27. This Court is, therefore, of the considered opinion that ends of justice would be served if this case is remanded back with a direction to frame an additional issue as to whether the defendant is the tenant under the plaintiff in respect of the suit premises as additional issue No. 1A. The Trial Court shall thereafter decide the issue No. 1A and issue Nos. 2, 3 and 4. This Court is of the considered opinion that the First Appellate Court, while passing the impugned Page No.# 18/18
judgment in the Title Appeal No. 22/2016 has failed to take into consideration the above mentioned aspects, which are discussed hereinbefore.
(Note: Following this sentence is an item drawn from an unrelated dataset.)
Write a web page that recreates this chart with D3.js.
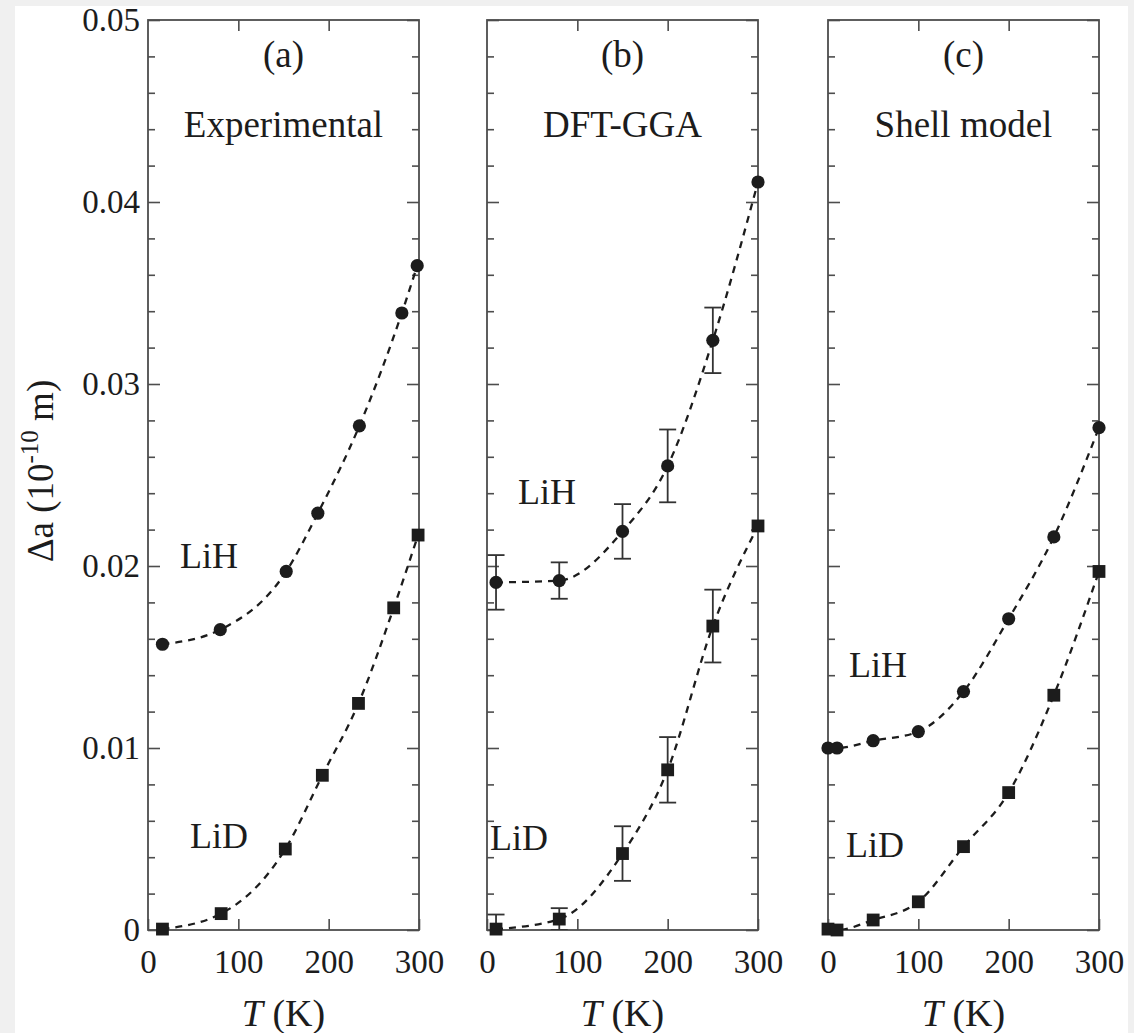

28. Accordingly, the impugned judgment and decree dated 06.08.2018 passed in Title Appeal No. 22/2016 by the Court of the learned Civil Judge No. 2, Kamrup(M), Guwahati is hereby set aside and the Title Suit No. 65/2011 is remanded back to the Court of the learned Munsiff No. 2, Kamrup(M) at Guwahati with a direction to frame the additional issue as mentioned herein above and thereafter decide all the issues afresh.
29. It is also made clear that since the additional issue No. 1A shall be framed afresh, both the parties shall be afforded opportunity to adduce evidence with regard to the said issue and thereafter the Trial Court shall decide all the issue and shall give its judgment on all the issues afresh.
30. The Registry is directed to send back the records of Title Suit No. 65/2011 to the Trial Court as well as records of Title Appeal No. 22/2016 of the First Appellate Court immediately.
31. As both the parties are represented by their learned counsel before this Court, both the parties are directed to appear before the Court of the learned Munsiff No. 2, Kamrup(M) at Guwahati in Title Suit No. 65/2011 on 15.05.2025 so that the Trial Court may proceed in accordance with the above directions given in this judgment.
32. This revision petition is accordingly disposed of.